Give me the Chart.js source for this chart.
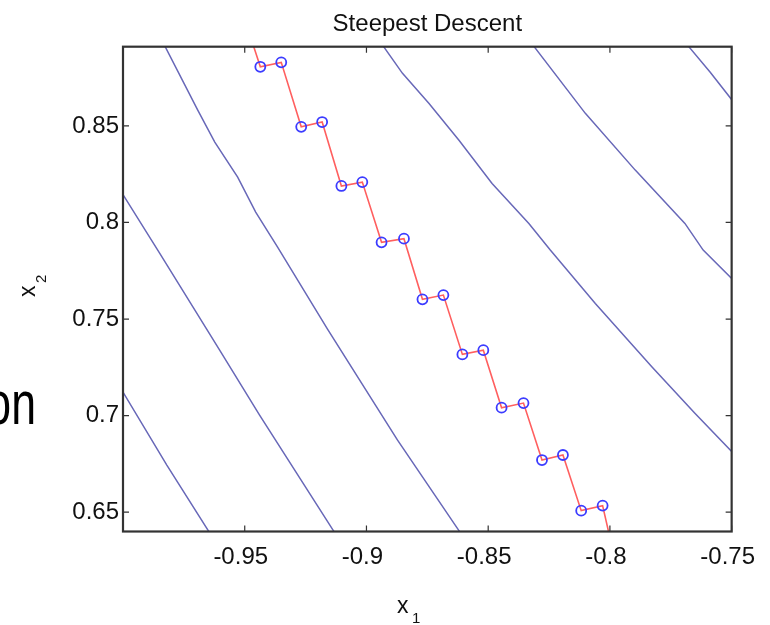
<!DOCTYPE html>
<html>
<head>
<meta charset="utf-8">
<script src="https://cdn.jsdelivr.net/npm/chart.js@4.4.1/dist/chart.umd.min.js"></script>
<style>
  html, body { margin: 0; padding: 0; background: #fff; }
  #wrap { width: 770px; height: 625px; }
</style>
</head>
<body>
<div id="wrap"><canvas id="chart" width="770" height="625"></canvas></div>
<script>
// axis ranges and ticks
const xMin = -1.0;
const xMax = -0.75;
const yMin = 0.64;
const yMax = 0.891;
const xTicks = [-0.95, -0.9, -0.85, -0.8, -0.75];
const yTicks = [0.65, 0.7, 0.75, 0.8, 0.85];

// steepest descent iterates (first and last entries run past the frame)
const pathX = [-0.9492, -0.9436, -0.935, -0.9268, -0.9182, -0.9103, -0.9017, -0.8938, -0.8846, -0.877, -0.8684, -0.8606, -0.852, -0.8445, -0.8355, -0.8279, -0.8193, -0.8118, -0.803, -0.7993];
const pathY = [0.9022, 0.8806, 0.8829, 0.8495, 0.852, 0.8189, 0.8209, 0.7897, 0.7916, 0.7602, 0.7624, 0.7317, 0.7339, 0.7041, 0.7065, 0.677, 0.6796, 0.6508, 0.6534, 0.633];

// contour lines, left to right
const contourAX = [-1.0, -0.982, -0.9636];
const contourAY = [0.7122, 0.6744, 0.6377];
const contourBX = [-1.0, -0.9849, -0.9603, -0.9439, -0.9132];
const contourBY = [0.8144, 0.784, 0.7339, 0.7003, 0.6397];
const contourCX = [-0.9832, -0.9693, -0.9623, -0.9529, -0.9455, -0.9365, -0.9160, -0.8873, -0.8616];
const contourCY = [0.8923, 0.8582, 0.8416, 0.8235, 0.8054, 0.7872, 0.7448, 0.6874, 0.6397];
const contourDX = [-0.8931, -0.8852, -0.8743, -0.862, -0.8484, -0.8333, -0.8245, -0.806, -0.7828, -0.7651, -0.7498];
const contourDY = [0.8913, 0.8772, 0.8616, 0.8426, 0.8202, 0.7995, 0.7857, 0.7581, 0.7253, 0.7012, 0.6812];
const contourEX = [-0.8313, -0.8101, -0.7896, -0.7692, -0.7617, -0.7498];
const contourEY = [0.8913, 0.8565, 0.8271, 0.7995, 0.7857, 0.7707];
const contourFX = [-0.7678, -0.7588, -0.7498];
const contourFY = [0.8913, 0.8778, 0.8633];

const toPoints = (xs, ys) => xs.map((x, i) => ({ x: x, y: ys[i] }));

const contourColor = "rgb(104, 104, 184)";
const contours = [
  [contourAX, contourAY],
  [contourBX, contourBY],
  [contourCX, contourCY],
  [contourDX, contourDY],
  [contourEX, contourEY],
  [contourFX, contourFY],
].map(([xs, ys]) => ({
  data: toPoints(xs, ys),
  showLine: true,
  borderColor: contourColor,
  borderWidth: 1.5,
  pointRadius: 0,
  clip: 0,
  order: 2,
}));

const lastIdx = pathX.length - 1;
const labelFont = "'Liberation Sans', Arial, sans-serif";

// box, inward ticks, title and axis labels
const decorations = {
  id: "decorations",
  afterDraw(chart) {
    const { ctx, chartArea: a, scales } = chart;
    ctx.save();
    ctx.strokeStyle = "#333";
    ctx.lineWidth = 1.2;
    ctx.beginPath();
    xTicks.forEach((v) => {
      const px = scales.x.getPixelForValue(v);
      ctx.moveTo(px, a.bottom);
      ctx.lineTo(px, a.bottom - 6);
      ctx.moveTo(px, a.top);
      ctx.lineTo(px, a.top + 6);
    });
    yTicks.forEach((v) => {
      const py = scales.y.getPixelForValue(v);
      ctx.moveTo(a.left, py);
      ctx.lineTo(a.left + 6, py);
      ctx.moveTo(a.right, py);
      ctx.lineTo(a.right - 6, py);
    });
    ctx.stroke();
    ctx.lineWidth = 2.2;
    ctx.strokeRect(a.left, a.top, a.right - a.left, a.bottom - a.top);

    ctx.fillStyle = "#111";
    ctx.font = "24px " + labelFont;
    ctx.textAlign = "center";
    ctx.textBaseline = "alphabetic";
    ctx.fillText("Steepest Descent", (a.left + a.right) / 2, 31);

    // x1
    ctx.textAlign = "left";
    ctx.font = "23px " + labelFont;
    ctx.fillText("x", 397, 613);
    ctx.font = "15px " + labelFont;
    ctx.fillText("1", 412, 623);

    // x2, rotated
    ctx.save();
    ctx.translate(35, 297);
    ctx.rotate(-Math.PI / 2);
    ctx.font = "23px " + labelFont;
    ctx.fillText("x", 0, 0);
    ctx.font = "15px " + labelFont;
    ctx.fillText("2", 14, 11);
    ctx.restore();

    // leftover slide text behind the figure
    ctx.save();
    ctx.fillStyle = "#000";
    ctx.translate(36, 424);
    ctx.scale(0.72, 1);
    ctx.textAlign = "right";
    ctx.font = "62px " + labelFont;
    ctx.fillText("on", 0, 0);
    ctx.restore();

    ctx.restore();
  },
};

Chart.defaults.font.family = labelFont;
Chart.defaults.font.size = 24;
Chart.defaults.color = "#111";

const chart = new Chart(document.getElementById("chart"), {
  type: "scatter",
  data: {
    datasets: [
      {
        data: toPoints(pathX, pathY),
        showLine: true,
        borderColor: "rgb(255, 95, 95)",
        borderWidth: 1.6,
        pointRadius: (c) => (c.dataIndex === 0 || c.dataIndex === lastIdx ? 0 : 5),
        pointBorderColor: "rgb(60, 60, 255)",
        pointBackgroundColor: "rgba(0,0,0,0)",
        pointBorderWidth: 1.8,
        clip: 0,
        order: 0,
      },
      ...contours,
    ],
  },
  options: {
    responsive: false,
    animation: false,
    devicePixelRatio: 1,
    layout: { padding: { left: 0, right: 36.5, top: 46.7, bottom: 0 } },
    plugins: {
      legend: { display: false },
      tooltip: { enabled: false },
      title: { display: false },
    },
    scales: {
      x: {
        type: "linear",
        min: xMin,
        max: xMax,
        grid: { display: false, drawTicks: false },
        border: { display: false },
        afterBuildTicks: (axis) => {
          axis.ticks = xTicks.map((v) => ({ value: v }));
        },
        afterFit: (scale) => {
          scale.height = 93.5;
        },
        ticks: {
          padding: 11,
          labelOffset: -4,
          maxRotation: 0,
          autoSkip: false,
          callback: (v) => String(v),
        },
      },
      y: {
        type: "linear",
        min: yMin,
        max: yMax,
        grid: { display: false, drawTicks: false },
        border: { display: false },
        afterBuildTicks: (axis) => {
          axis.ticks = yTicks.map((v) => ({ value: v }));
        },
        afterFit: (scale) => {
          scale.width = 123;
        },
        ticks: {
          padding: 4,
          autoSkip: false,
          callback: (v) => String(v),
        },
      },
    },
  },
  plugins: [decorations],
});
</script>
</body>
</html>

··········

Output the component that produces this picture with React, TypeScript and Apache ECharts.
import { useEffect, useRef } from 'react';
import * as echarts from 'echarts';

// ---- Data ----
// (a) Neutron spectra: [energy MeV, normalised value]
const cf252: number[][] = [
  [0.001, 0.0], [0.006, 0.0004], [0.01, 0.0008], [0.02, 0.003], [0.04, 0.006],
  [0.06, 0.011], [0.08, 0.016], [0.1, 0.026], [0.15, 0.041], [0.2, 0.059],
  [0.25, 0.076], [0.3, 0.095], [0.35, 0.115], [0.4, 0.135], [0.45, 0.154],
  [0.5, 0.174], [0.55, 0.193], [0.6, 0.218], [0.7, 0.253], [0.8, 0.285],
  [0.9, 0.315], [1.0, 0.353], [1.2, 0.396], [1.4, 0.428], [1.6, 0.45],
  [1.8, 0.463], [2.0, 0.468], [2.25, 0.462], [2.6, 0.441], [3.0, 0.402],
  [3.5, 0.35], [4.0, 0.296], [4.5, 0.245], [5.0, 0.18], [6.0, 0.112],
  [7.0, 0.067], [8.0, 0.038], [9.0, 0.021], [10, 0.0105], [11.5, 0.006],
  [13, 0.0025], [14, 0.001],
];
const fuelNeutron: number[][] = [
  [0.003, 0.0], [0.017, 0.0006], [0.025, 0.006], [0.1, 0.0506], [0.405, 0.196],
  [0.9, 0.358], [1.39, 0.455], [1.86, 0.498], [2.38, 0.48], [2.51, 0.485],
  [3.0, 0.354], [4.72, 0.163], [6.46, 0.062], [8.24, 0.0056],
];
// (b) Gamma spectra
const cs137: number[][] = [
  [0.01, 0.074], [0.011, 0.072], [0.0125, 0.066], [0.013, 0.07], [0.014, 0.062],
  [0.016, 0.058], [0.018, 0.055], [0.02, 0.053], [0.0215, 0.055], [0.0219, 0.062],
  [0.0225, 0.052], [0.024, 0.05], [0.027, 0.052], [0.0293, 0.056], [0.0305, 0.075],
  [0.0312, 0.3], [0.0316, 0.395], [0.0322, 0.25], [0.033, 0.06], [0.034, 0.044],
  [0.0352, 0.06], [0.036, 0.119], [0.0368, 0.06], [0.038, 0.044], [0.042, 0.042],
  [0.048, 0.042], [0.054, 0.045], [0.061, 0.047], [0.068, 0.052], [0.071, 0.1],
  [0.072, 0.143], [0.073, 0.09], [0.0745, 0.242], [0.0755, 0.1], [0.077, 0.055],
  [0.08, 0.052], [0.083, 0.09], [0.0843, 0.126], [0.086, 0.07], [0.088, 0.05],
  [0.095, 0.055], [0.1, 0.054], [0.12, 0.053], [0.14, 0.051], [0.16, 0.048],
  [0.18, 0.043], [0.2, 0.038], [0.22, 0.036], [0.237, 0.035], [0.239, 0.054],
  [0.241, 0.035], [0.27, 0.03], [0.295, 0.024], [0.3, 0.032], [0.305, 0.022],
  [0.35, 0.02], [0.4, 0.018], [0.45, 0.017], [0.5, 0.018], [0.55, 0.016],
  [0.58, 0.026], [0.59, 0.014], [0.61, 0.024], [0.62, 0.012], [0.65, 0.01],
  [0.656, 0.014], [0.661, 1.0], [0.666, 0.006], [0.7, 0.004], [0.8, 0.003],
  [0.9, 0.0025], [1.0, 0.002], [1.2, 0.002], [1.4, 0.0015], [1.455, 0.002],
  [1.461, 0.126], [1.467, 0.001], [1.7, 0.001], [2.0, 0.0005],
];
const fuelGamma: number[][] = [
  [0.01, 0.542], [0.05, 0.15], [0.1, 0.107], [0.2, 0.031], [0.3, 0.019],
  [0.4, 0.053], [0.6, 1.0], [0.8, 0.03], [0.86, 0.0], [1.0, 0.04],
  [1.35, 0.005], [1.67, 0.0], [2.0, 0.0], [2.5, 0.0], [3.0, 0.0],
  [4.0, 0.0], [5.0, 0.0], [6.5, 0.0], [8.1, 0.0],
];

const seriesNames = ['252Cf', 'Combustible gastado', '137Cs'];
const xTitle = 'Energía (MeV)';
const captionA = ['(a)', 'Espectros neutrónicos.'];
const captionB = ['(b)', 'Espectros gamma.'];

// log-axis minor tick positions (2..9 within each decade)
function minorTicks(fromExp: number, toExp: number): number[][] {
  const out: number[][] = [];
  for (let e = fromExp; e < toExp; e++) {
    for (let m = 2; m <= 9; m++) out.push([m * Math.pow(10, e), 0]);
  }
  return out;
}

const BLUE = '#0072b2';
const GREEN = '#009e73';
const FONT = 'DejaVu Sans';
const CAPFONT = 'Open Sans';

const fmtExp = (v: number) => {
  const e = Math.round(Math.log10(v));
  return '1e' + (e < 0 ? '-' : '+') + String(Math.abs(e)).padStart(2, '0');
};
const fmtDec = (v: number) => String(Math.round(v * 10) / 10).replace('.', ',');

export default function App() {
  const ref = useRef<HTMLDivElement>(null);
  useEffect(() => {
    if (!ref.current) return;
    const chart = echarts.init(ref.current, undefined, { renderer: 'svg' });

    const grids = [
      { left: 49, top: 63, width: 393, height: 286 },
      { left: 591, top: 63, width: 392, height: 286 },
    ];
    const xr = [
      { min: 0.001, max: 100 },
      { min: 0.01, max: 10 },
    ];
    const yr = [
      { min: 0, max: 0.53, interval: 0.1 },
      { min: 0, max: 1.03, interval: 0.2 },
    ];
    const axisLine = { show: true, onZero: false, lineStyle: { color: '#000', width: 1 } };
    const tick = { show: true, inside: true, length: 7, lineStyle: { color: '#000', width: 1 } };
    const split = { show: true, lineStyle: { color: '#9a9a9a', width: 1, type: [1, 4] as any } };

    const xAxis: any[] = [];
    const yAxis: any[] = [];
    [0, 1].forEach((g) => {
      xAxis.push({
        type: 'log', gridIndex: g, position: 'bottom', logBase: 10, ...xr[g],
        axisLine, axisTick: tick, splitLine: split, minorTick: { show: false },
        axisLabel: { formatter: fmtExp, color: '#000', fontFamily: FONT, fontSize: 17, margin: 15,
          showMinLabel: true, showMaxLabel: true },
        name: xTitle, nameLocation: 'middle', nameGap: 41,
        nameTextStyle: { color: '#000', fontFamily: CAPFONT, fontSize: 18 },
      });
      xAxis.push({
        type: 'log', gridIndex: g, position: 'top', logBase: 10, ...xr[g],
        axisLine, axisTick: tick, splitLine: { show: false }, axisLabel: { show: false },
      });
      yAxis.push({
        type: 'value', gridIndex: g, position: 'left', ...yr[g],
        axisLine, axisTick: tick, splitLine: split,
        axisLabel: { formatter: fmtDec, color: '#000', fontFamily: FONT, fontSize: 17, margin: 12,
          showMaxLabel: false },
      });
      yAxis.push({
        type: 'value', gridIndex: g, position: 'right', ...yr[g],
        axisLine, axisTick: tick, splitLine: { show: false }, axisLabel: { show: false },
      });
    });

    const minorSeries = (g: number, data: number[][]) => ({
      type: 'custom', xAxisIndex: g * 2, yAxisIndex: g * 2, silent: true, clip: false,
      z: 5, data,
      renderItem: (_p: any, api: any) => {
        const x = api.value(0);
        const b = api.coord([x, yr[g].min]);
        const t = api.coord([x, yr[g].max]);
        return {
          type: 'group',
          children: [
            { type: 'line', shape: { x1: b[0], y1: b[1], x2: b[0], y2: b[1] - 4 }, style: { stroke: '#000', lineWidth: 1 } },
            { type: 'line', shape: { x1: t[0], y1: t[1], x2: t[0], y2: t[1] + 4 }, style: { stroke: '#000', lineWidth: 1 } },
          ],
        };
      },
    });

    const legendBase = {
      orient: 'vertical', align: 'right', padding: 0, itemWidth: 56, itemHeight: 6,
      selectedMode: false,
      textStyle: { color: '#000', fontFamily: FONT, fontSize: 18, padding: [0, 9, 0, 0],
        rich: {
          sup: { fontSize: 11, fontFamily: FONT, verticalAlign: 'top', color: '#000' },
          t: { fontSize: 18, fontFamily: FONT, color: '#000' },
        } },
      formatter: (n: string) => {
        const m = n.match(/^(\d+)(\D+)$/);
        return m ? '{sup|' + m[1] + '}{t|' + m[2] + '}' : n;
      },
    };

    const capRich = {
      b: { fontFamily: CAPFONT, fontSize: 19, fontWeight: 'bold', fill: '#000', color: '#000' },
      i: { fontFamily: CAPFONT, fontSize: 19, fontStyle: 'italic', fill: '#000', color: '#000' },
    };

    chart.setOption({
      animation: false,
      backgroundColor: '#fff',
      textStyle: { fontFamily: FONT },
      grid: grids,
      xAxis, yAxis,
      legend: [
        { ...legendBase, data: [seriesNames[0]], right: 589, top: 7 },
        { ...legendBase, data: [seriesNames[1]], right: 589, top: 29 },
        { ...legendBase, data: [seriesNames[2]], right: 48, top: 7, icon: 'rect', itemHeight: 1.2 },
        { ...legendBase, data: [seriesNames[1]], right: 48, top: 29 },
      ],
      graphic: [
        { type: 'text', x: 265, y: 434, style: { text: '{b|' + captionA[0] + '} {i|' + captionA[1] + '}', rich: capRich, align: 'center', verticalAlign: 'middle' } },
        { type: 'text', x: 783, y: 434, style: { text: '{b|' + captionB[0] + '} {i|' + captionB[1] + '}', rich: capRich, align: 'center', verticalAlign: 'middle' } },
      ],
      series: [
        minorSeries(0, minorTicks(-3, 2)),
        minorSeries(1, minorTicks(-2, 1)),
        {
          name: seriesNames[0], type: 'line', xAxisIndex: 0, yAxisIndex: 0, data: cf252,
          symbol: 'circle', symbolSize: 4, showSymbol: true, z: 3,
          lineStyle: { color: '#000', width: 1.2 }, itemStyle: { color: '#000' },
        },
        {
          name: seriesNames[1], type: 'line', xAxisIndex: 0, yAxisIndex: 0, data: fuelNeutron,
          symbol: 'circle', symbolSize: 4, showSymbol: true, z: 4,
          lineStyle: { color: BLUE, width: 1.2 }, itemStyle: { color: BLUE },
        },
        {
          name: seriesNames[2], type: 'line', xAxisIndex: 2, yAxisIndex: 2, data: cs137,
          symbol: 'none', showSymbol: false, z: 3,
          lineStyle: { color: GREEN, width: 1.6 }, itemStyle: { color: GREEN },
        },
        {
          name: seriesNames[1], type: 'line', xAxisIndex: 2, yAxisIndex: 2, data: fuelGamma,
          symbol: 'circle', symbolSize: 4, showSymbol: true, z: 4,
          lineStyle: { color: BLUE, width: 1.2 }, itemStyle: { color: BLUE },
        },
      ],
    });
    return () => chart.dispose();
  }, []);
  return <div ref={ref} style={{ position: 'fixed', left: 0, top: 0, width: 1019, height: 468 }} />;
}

··········

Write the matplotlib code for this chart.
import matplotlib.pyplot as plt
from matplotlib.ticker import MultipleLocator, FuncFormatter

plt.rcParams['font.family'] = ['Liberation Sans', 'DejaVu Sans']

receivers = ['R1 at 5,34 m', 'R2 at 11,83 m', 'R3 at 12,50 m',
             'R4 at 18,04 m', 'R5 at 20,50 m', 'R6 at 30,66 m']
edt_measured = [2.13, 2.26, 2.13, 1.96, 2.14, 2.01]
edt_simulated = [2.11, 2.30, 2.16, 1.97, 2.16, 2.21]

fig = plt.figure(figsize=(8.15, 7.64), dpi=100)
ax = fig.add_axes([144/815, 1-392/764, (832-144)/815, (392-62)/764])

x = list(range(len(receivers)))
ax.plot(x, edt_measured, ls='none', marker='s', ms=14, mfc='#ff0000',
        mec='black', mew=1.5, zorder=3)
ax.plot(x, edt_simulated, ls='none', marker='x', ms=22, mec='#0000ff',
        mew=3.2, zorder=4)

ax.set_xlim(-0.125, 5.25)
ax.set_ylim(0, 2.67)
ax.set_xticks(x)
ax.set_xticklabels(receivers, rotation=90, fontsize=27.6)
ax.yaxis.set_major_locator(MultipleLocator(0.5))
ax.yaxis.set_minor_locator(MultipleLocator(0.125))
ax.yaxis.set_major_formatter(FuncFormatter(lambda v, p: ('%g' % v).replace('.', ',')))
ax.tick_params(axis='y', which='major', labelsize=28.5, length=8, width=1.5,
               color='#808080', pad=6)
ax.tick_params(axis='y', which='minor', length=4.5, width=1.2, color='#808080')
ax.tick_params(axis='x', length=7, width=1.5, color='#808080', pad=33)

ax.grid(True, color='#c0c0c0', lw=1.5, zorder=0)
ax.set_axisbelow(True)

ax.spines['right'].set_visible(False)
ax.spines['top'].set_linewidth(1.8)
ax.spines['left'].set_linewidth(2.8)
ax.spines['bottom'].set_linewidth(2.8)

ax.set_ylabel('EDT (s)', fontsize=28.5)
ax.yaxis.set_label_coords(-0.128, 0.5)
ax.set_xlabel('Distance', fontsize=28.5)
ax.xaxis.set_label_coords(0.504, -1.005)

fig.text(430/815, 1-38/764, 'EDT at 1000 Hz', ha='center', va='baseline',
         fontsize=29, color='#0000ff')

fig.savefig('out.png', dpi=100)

··········

* _GOAL_
Transcribe, exactly and exclusively, the run of lines that opens with the line bearing "Output the component" and closes with the line bearing "import * as echarts from 'echarts';".

* _TASK RESPONSE_
Output the component that produces this picture with React, TypeScript and Apache ECharts.
import { useEffect, useRef } from 'react';
import * as echarts from 'echarts';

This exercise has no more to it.